141027 143回(2010)直木賞受賞作、中島京子の同名小説の映画化。原作を読んだことを忘れていて、最後の最後に思い出した。それほど、原作にはインパクトを感じなかったということか。映画になって俄然、瑞々しく甦った、ということは、山田洋次の脚本の妙かも。
昭和初期、山形から出て来たタキ(黒木華)が小中夫人(吉行和子)の紹介で、東京郊外にある平井家の女中に。主(片岡孝太郎)は百貨店勤務の玩具担当重役で、羽振りはなかなか。夫人の時子(松たか子)はくったくがなく、男女を問わず誰からも好かれる美人。一人息子の恭一(晩年:米倉斉加年)と、まずまず幸せな暮らしぶり。
時代は、支那事変(1937)から太平洋戦争の終戦(1945)までの、いわゆる昭和の激動期で、当初羽振りの良かった平井家も、状況は一変、タキもとっくに故郷の山形に帰郷している。
そうして、現代、タキ(倍賞千恵子)は東京でひっそり一人暮らし。大伯母である彼女を慕って、ひんぱんに訪ねて来る健史(妻夫木聡)のすすめもあり、少しずつ自叙伝を書いている。
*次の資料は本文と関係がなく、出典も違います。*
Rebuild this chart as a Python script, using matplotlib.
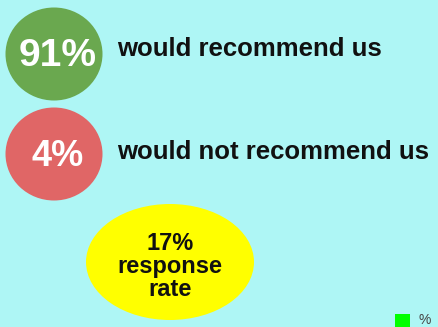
'''
Survey summary badges
'''

import matplotlib
matplotlib.use('Agg')
import matplotlib.pyplot as plt
from matplotlib.patches import Ellipse, Rectangle

# Data
LABELS = ['would recommend us', 'would not recommend us']
VALUES = [91, 4]
RESPONSE_RATE = 17
LEGEND_LABEL = '%'

# Style
BG = '#aef6f5'
BADGE_COLOURS = ['#6aa84f', '#e06666']
BADGE_FONTSIZE = [28, 26]
FONT = ['Liberation Sans', 'DejaVu Sans']

W, H = 439, 327
fig = plt.figure(figsize=(W / 100, H / 100), dpi=100, facecolor=BG)
ax = fig.add_axes([0, 0, 1, 1])
ax.set_xlim(0, W)
ax.set_ylim(H, 0)
ax.set_facecolor(BG)
ax.axis('off')

# Recommend / not-recommend badges
rowY = [54, 154]
labelY = [49, 152]
for y, ly, val, lab, col, fs in zip(rowY, labelY, VALUES, LABELS, BADGE_COLOURS, BADGE_FONTSIZE):
    ax.add_patch(Ellipse((54, y), 97, 93, facecolor=col, edgecolor='none'))
    ax.text(58, y + 2, f'{val}%', color='white', fontsize=fs, fontweight='bold',
            family=FONT, ha='center', va='center')
    ax.text(117, ly, lab, color='#111111', fontsize=18.5, fontweight='bold',
            family=FONT, ha='left', va='center')

# Response rate bubble
ax.add_patch(Ellipse((170, 262), 168, 116, facecolor='#ffff00', edgecolor='none'))
ax.text(170, 267, f'{RESPONSE_RATE}%\nresponse\nrate', color='#111111', fontsize=17,
        fontweight='bold', family=FONT, ha='center', va='center', linespacing=1.0)

# Legend stub
ax.add_patch(Rectangle((395, 314), 15, 15, facecolor='#00ff00', edgecolor='none'))
ax.text(419, 320, LEGEND_LABEL, color='#444444', fontsize=10, family=FONT,
        ha='left', va='center')

fig.savefig('out.png', dpi=100, facecolor=BG)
⬆自叙伝を書き終えて、ある事情を思い出して涙するタキと、気遣う健史
こうして物語は、主人公であるタキの目を通して、現代と凡そ70年前を交互に描き分けることになる。でも、タキには自伝にも書けない、時子に関わる、ある重大な秘密が・・・。それは、タキの亡くなった後、遺品整理の中でみつかった宛先のない一通の封書で明らかになる。
出演者が、山田洋次がほぼ一年前に作った「東京家族」とかなり重複することもあり、またホロリとさせるエンディングもよく似ており、山田監督は当然意識していたのであろう。
時子に扮した松たか子が、やはり何と言っても素晴らしい。彼女が和服を着るシーンなど、ぞくっとするほど。それと、若き日のタキをえんじる黒木 華は見直した。(NHK連ドラ「純と愛」では、それほどとは思わなかったが)それに堅実多彩な脇役陣がまず完璧だし、それがガッシリと支えていて、骨太の作品に仕上がったと思う。
⬆不倫相手に会いに行くという時子を、身を挺して引き止める必死のタキ
舞台は東京郊外(当時)となっているが、手紙のやりとりや会話、或は急な坂道から、ほぼ大森の山王界隈にある洋館であり、時子の不倫相手になる板倉正治は、長原在住と分かる。
「小さいおうち」どころか、堂々たる立派な洋館であり、当時としてはとびっきりハイカラなたたずまいだったと思われる。
昭和初期ということで、家の中の小道具類の細々としたところまで、実に丁寧に描写されていて、感心,感動である。例えば、アイロン掛けに、口で吹く霧吹きが登場したり、天井から吊るされた電灯からコンセントを取るシーンなど、大いに懐かしく思ったりした。